Biden promises to undermine or blunt the impact of Supreme Court rulings that have eroded public-union power. In 2014, the court ruled in Harris v. Quinn that a government union couldn’t collect dues from home health-care workers because they were employed by patients, not the state. In 2018, the court went further in the Janus decision, ruling that state laws that forced nonunion government workers to contribute to a union violated workers’ free-speech rights. Even with these rulings, union-friendly states crafted ways to keep the money flowing by, among other things, making it difficult for workers to opt out of payroll deductions of union fees.

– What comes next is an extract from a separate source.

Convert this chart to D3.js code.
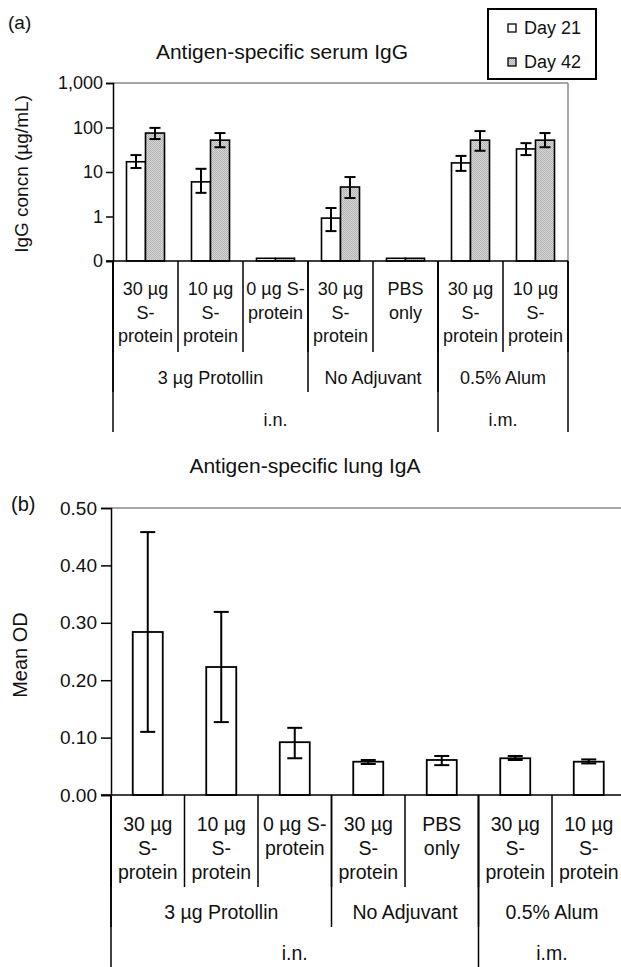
<!DOCTYPE html>
<html>
<head>
<meta charset="utf-8">
<script src="https://cdn.jsdelivr.net/npm/d3@7"></script>
<style>
  body { margin: 0; background: #fff; }
  text { font-family: Arial, "Liberation Sans", sans-serif; fill: #111; }
</style>
</head>
<body>
<svg id="fig" width="621" height="967"></svg>
<script>
// ---- data ----
let categories = ["30S", "10S", "0S", "30N", "PBS", "30A", "10A"];
let catLines = [["30 µg", "S-", "protein"], ["10 µg", "S-", "protein"], ["0 µg S-", "protein"],
                ["30 µg", "S-", "protein"], ["PBS", "only"], ["30 µg", "S-", "protein"], ["10 µg", "S-", "protein"]];
let adjuvants = ["3 µg Protollin", "No Adjuvant", "0.5% Alum"];
let adjuvantSize = [3, 2, 2];
let routes = ["i.n.", "i.m."];
let routeSize = [5, 2];
let series = ["Day 21", "Day 42"];

// serum IgG (µg/mL), log axis, "0" = 0.1
let day21 = [17, 6.0, 0.115, 0.92, 0.115, 16, 33];
let day21Lo = [12.3, 3.4, null, 0.47, null, 10.6, 24];
let day21Hi = [24, 11.8, null, 1.55, null, 23, 44.5];
let day42 = [75, 52, 0.115, 4.6, 0.115, 52, 52];
let day42Lo = [55, 36, null, 2.6, null, 30, 36];
let day42Hi = [98, 75, null, 7.7, null, 83, 75];
let igTicks = [0.1, 1, 10, 100, 1000];

// lung IgA (mean OD)
let iga = [0.284, 0.223, 0.092, 0.058, 0.061, 0.064, 0.058];
let igaLo = [0.11, 0.127, 0.064, 0.054, 0.052, 0.061, 0.055];
let igaHi = [0.458, 0.319, 0.117, 0.061, 0.068, 0.068, 0.062];
let odTicks = [0, 0.1, 0.2, 0.3, 0.4, 0.5];

let chart = d3.select("#fig");

// dotted grey fill for Day 42
let defs = chart.append("defs");
let pat = defs.append("pattern").attr("id", "dots")
    .attr("width", 2).attr("height", 2).attr("patternUnits", "userSpaceOnUse");
pat.append("rect").attr("width", 2).attr("height", 2).attr("fill", "#d6d6d6");
pat.append("rect").attr("width", 1).attr("height", 1).attr("fill", "#b4b4b4");
pat.append("rect").attr("x", 1).attr("y", 1).attr("width", 1).attr("height", 1).attr("fill", "#b4b4b4");

// draws the category / group / route table under a plot
function drawTable(x, yBase, opt) {
    let left = x.range()[0], right = x.range()[1], step = x.step();
    // category dividers
    for (let i = 0; i <= categories.length; i++) {
        chart.append("line")
            .attr("x1", left + i * step).attr("x2", left + i * step)
            .attr("y1", yBase).attr("y2", opt.catEnd)
            .attr("stroke", "#000").attr("stroke-width", 1.5);
    }
    catLines.forEach(function (lines, i) {
        lines.forEach(function (t, j) {
            chart.append("text").text(t)
                .attr("x", x(categories[i]) + step / 2)
                .attr("y", opt.row0 + j * opt.rowGap)
                .attr("text-anchor", "middle")
                .attr("dominant-baseline", "central")
                .style("font-size", opt.font + "px");
        });
    });
    // adjuvant groups
    let k = 0;
    adjuvants.forEach(function (a, i) {
        let x0 = left + k * step, x1 = left + (k + adjuvantSize[i]) * step;
        chart.append("text").text(a)
            .attr("x", (x0 + x1) / 2).attr("y", opt.groupY)
            .attr("text-anchor", "middle").attr("dominant-baseline", "central")
            .style("font-size", opt.font + "px");
        chart.append("line").attr("x1", x0).attr("x2", x0)
            .attr("y1", yBase).attr("y2", opt.groupEnd)
            .attr("stroke", "#000").attr("stroke-width", 1.5);
        k += adjuvantSize[i];
    });
    // routes
    k = 0;
    routes.forEach(function (r, i) {
        let x0 = left + k * step, x1 = left + (k + routeSize[i]) * step;
        chart.append("text").text(r)
            .attr("x", (x0 + x1) / 2).attr("y", opt.routeY)
            .attr("text-anchor", "middle").attr("dominant-baseline", "central")
            .style("font-size", opt.font + "px");
        chart.append("line").attr("x1", x0).attr("x2", x0)
            .attr("y1", yBase).attr("y2", opt.routeEnd)
            .attr("stroke", "#000").attr("stroke-width", 1.5);
        k += routeSize[i];
    });
    chart.append("line").attr("x1", right).attr("x2", right)
        .attr("y1", yBase).attr("y2", opt.routeEnd)
        .attr("stroke", "#000").attr("stroke-width", 1.5);
}

function errBars(data, xf, lo, hi, y, cap) {
    let g = chart.append("g").attr("stroke", "#000").attr("stroke-width", 2);
    data.forEach(function (d, i) {
        if (lo[i] == null) return;
        let cx = xf(i);
        g.append("line").attr("x1", cx).attr("x2", cx).attr("y1", y(lo[i])).attr("y2", y(hi[i]));
        g.append("line").attr("x1", cx - cap / 2).attr("x2", cx + cap / 2).attr("y1", y(lo[i])).attr("y2", y(lo[i]));
        g.append("line").attr("x1", cx - cap / 2).attr("x2", cx + cap / 2).attr("y1", y(hi[i])).attr("y2", y(hi[i]));
    });
}

// ================= (a) serum IgG =================
let xA = d3.scaleBand().domain(categories).range([113, 568]);
let xSub = d3.scaleBand().domain(series).range([0, xA.bandwidth()]).paddingOuter(0.71);
let yA = d3.scaleLog().domain([0.1, 1000]).range([261, 83]);

chart.append("text").text("(a)").attr("x", 8).attr("y", 29).style("font-size", "19px");
chart.append("text").text("Antigen-specific serum IgG")
    .attr("x", 282).attr("y", 59).attr("text-anchor", "middle").style("font-size", "21px");

// grey frame top / right
chart.append("line").attr("x1", 113).attr("x2", 568).attr("y1", yA(1000)).attr("y2", yA(1000))
    .attr("stroke", "#8a8a8a").attr("stroke-width", 1.5);
chart.append("line").attr("x1", 568).attr("x2", 568).attr("y1", yA(1000)).attr("y2", yA(0.1))
    .attr("stroke", "#8a8a8a").attr("stroke-width", 1.5);

let yAxisA = d3.axisLeft(yA).tickValues(igTicks).tickSize(7).tickPadding(3)
    .tickFormat(function (d) { return d < 1 ? "0" : d3.format(",")(d); });
let gA = chart.append("g").attr("transform", "translate(113,0)").call(yAxisA);
gA.select(".domain").attr("stroke-width", 1.5);
gA.selectAll(".tick line").attr("stroke-width", 1.5);
gA.selectAll(".tick text").style("font-size", "18px").attr("fill", "#111")
    .style("font-family", "Arial, 'Liberation Sans', sans-serif");

chart.append("text").text("IgG concn (µg/mL)")
    .attr("transform", "translate(28,174) rotate(-90)")
    .attr("text-anchor", "middle").style("font-size", "19px");

let barsA = [day21, day42];
barsA.forEach(function (vals, s) {
    chart.append("g").selectAll("rect").data(vals).enter().append("rect")
        .attr("x", function (d, i) { return xA(categories[i]) + xSub(series[s]); })
        .attr("width", xSub.bandwidth())
        .attr("y", function (d) { return yA(d); })
        .attr("height", function (d) { return yA(0.1) - yA(d); })
        .attr("fill", s == 0 ? "#fff" : "url(#dots)")
        .attr("stroke", "#000").attr("stroke-width", 1.6);
});
errBars(day21, function (i) { return xA(categories[i]) + xSub("Day 21") + xSub.bandwidth() / 2; }, day21Lo, day21Hi, yA, 11);
errBars(day42, function (i) { return xA(categories[i]) + xSub("Day 42") + xSub.bandwidth() / 2; }, day42Lo, day42Hi, yA, 11);

chart.append("line").attr("x1", 106).attr("x2", 568).attr("y1", yA(0.1)).attr("y2", yA(0.1))
    .attr("stroke", "#000").attr("stroke-width", 1.5);

drawTable(xA, yA(0.1), { catEnd: 352, groupEnd: 392, routeEnd: 432, row0: 289, rowGap: 23.5, groupY: 378, routeY: 420, font: 18 });

// legend
let leg = chart.append("g");
leg.append("rect").attr("x", 488).attr("y", 9).attr("width", 108).attr("height", 70)
    .attr("fill", "#fff").attr("stroke", "#000").attr("stroke-width", 2);
series.forEach(function (s, i) {
    let ly = 28 + i * 34;
    leg.append("rect").attr("x", 508).attr("y", ly - 4).attr("width", 8).attr("height", 8)
        .attr("fill", i == 0 ? "#fff" : "url(#dots)").attr("stroke", "#000").attr("stroke-width", 1.3);
    leg.append("text").text(s).attr("x", 524).attr("y", ly).attr("dominant-baseline", "central")
        .style("font-size", "18px");
});

// ================= (b) lung IgA =================
let xB = d3.scaleBand().domain(categories).range([111, 625.5]);
let yB = d3.scaleLinear().domain([0, 0.5]).range([795, 508]);
let bw = 30;

chart.append("text").text("Antigen-specific lung IgA")
    .attr("x", 305).attr("y", 473).attr("text-anchor", "middle").style("font-size", "21px");
chart.append("text").text("(b)").attr("x", 11).attr("y", 511).style("font-size", "20px");

chart.append("line").attr("x1", 111).attr("x2", 626).attr("y1", yB(0.5)).attr("y2", yB(0.5))
    .attr("stroke", "#8a8a8a").attr("stroke-width", 1.5);

let yAxisB = d3.axisLeft(yB).tickValues(odTicks).tickSize(10).tickPadding(4).tickFormat(d3.format(".2f"));
let gB = chart.append("g").attr("transform", "translate(111,0)").call(yAxisB);
gB.select(".domain").attr("stroke-width", 1.5);
gB.selectAll(".tick line").attr("stroke-width", 1.5);
gB.selectAll(".tick text").style("font-size", "19px").attr("fill", "#111")
    .style("font-family", "Arial, 'Liberation Sans', sans-serif");

chart.append("text").text("Mean OD")
    .attr("transform", "translate(27,655) rotate(-90)")
    .attr("text-anchor", "middle").style("font-size", "20px");

chart.append("g").selectAll("rect").data(iga).enter().append("rect")
    .attr("x", function (d, i) { return xB(categories[i]) + xB.bandwidth() / 2 - bw / 2; })
    .attr("width", bw)
    .attr("y", function (d) { return yB(d); })
    .attr("height", function (d) { return yB(0) - yB(d); })
    .attr("fill", "#fff").attr("stroke", "#000").attr("stroke-width", 1.8);
errBars(iga, function (i) { return xB(categories[i]) + xB.bandwidth() / 2; }, igaLo, igaHi, yB, 15);

chart.append("line").attr("x1", 101).attr("x2", 626).attr("y1", yB(0)).attr("y2", yB(0))
    .attr("stroke", "#000").attr("stroke-width", 1.5);

drawTable(xB, yB(0), { catEnd: 887, groupEnd: 927, routeEnd: 967, row0: 824, rowGap: 24, groupY: 912, routeY: 953, font: 19.5 });
</script>
</body>
</html>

The Trump administration has tried to stop the skim in one significant area: Medicaid payments to workers. Last year, the administration ruled that the Social Security Act prohibits government from sending money to anyone except health-care providers, so states couldn’t deduct dues for unions. Instead, the administration ruled, they now need to collect the money directly from their members. Biden has promised to reverse that ruling, which would keep the money flowing to unions. His agenda also says, more vaguely, that he would seek “federal solutions” to allow workers in occupations like home health care to organize and bargain collectively. Just how he would do that after the court’s Quinn ruling is unclear.

Biden’s labor platform doesn’t ignore the private sector, but it includes ideas that Democrats had in their power to pass when they controlled the White House and Congress but failed to do. Why Biden would proceed where other Democrats, including Barack Obama, have refused to go is something that he’d have to explain. Biden says, for example, that he supports unionization by card-check—the process whereby a union can be certified to represent workers merely by getting the workers to sign a card saying they favor being organized. Democrats pushed card-check during the early years of the Obama administration, in which Biden served as vice president, when the party controlled Congress. But Democrats from moderate and conservative states blocked it, arguing that the traditional method of organizing through a secret ballot was more democratic.

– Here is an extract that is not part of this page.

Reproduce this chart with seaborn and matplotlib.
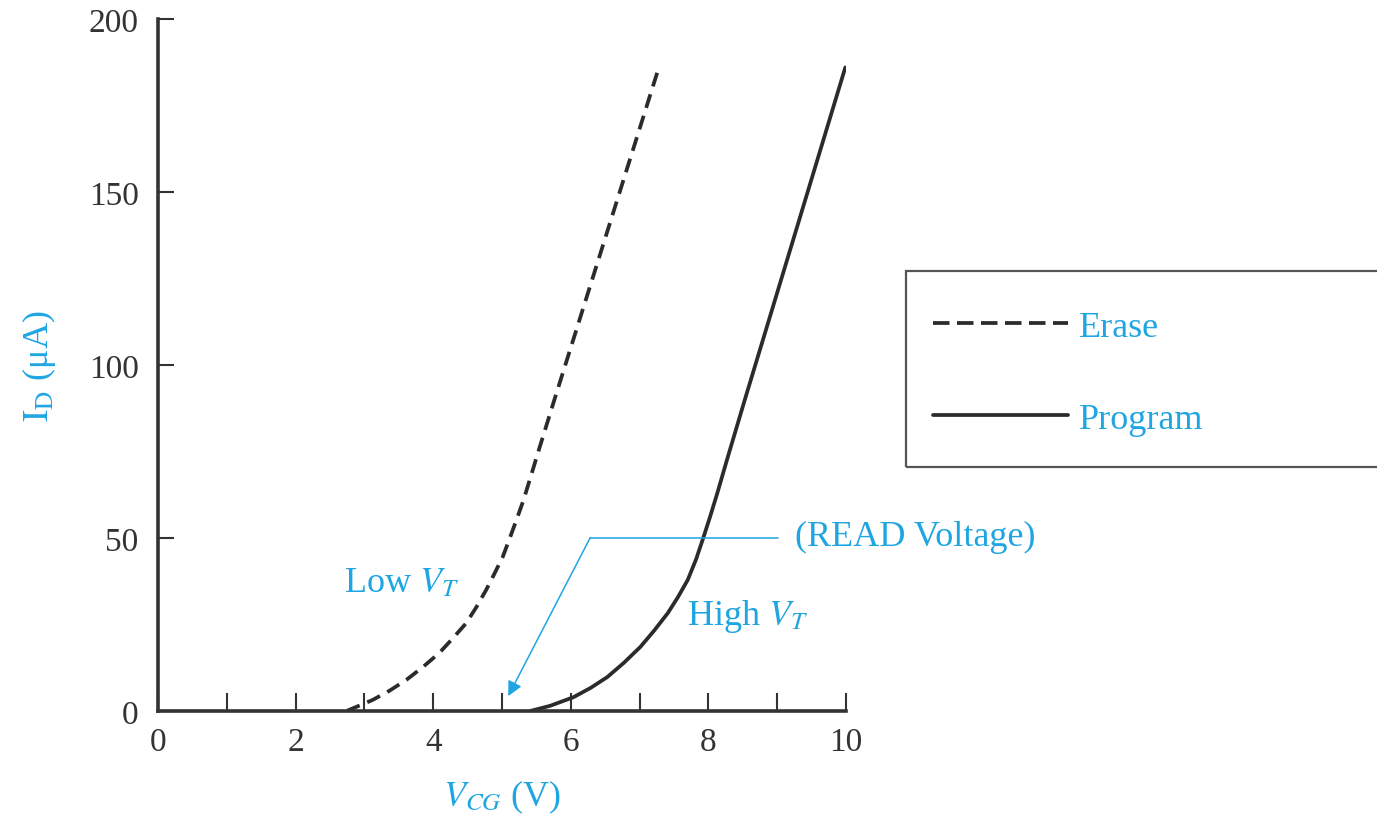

Another Biden agenda item should draw even more skepticism from unions. He’s proposing to ban state right-to-work laws, which would entail revoking a portion of the 1947 Taft-Hartley Act—originally passed over the veto of Harry Truman because of crucial votes from House and Senate Democrats. Since then, numerous Democratic administrations—bolstered by a party-controlled Congress—have declined to end right-to-work laws, which have become more popular. Today, 27 states allow workers to opt out of joining a union—even if their workplace has been organized. In the last eight years, five states have joined the right-to-work movement, and polls show broad support among Americans for the idea of not requiring workers to join a union.

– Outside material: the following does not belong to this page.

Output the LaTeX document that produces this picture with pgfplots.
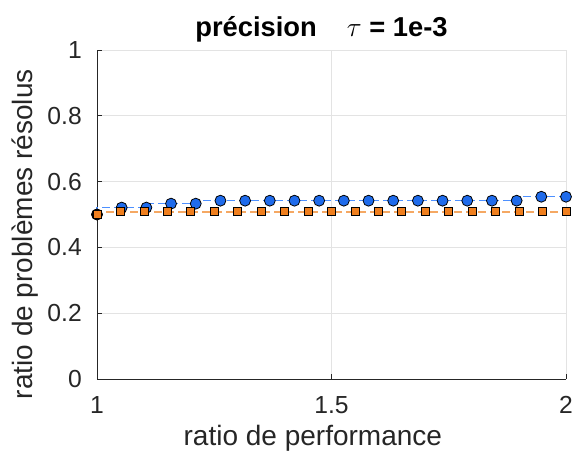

For the general public, the most controversial of Biden’s private-sector proposals might be his backing for a federal law similar to California’s Assembly Bill 5, which classifies many independent contractors as permanent workers of the employers that pay them and thus potentially eligible for labor organizing. AB5 has caused widespread confusion and anger in California, forcing publications to stop hiring freelance writers because many are now considered full-time, and prompting everyone from tutors to jazz musicians to horse trainers to lose work from employers who can’t afford to pay them as permanent employees. The union-friendly law assumes that freelance workers are being exploited and would rather convert to full-time. But one poll, taken by Contently, a website that provides resources to gig workers, found that three-quarters of freelancers don’t want to be forced into full-time status. That’s made the law deeply unpopular in a state otherwise strongly liberal. “My entire political mindset has changed drastically following the enactment of AB5,” Cathy Hertz, a freelance copyeditor, told City Journal earlier this year. “Now I feel that the rights of entrepreneurs are being stifled, trampled upon, violated. Free enterprise is one of the main pillars of modern democracy.”

The AB5 controversy is a reminder to Biden: what wins you union support in an election isn’t necessarily a winning political strategy.